Working with the Bangladesh Livestock Department and the nonprofit Human Development Program, WSPA invested $150,000 in emergency feeding and anti-parasite treatments to assist about 50,000 livestock and work animals belonging to about 20,000 families. Four to five times more animals needed help, according to WSPA director of disaster management Philip Russell's preliminary assessment, but there was little way of effectively providing it.

"Destruction of grass and stored hay resulted in grazing animals being fed water reeds and cuttings from banana trees," Russell reported. "This was inappropriate, and the animals either rejected it or, if they did eat it, it was of little nutritional value. This caused a serious imbalance in many animals' blood acidity levels, increasing the risk posed by harmful bacteria. Flood waters carried high levels of parasites, deposited on vegetation and consumed by many animals. Transmission of parasites from animal to animal also happened, through close contact or exposure to infected feces."

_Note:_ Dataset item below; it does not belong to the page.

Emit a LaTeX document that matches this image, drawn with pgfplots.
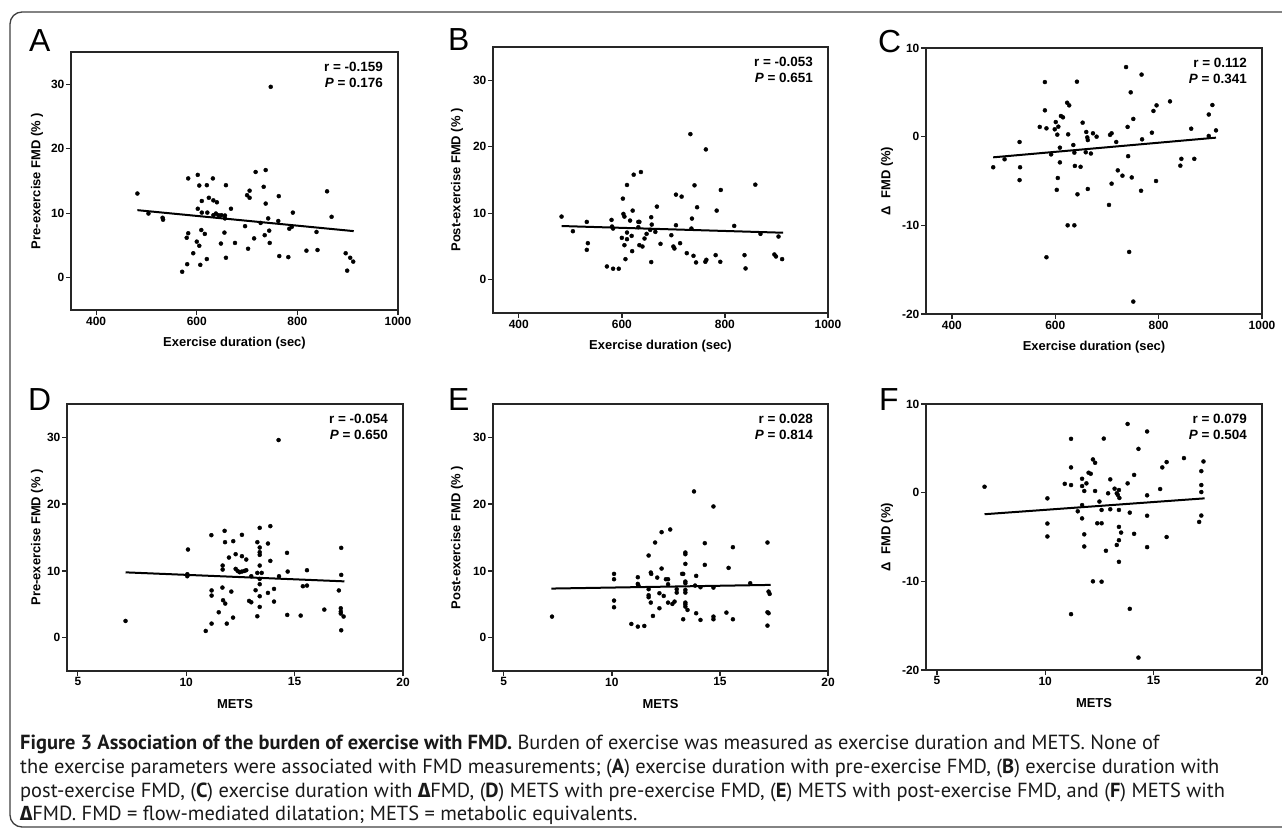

Suffering himself from throat cancer, Russell took time off for treatment upon returning to England in September. WSPA appointed former Society for Protecting Animals Abroad technical Ian Dacre as interim director of disaster management. Dacre had been senior lecturer in equine health and dentistry at Massey University in New Zealand.

Though the waters subsided in early September, there was danger as ANIMAL PEOPLE went to press that the Bangladesh flooding could recur.

Upstream, "Assam is experiencing a third wave of floods at present which has affected 17 districts in the state," e-mailed news videographer Azam Siddiqui on September 11. "There has been significant loss of human lives and livestock. Forest guards and rangers in Kaziranga National Park, the Pabitora Wildlife Sanctuary and elsewhere are spending sleepless nights to keep a watch on the wildlife."

Assisting was a joint Friendicoes/Wildlife SOS relief team dispatched from Delhi, including three Assamese veterinarians and Wildlife SOS cofounder Kartick Satyanarayan.

Poachers exploiting the crisis, villagers trying to protect their property, and heavy vehicular traffic on roads near Kaziringa took a steep toll on wildlife, reported the Assam Tribune.

"The people of Bokakhat appealed to the Kaziranga National Park authority to create more highlands for sheltering the flood affected animals," the Assam Tribune added.

Elsewhere

 

European humane workers continued to assist into mid-September in the wake of midsummer fires that raced over the drought-parched hills of Croatia, Serbia, Macedonia, and Greece. Some of the fires were accidents, some were arsons, and some, alleged the Italian national animal welfare society ENPA, were caused by careless hunting practices. Brother and sister Nikos and Maria Dimopoulos, both over 70 years of age, were killed near Zaharo, Greece, while trying to rescue their donkey. Altogether, more than 70 people and thousands of farm animals perished due to the blazes.

Typhoon Man-Yi hit Okinawa on Friday, July 13. Reportedly the strong-est typhoon that ever reached Okinawa, it blew the roof off the Okinawa-American Animal Rescue Society shelter and seriously damaged two prefabricated buildings used for puppies, kittens, and post-surgical recovery, spokes-person Liz Rouse told ANIMAL PEOPLE.

"WSPA and Humane Society International will be assisting financially to make repairs and make it a little bit more typhoon proof," Rouse said.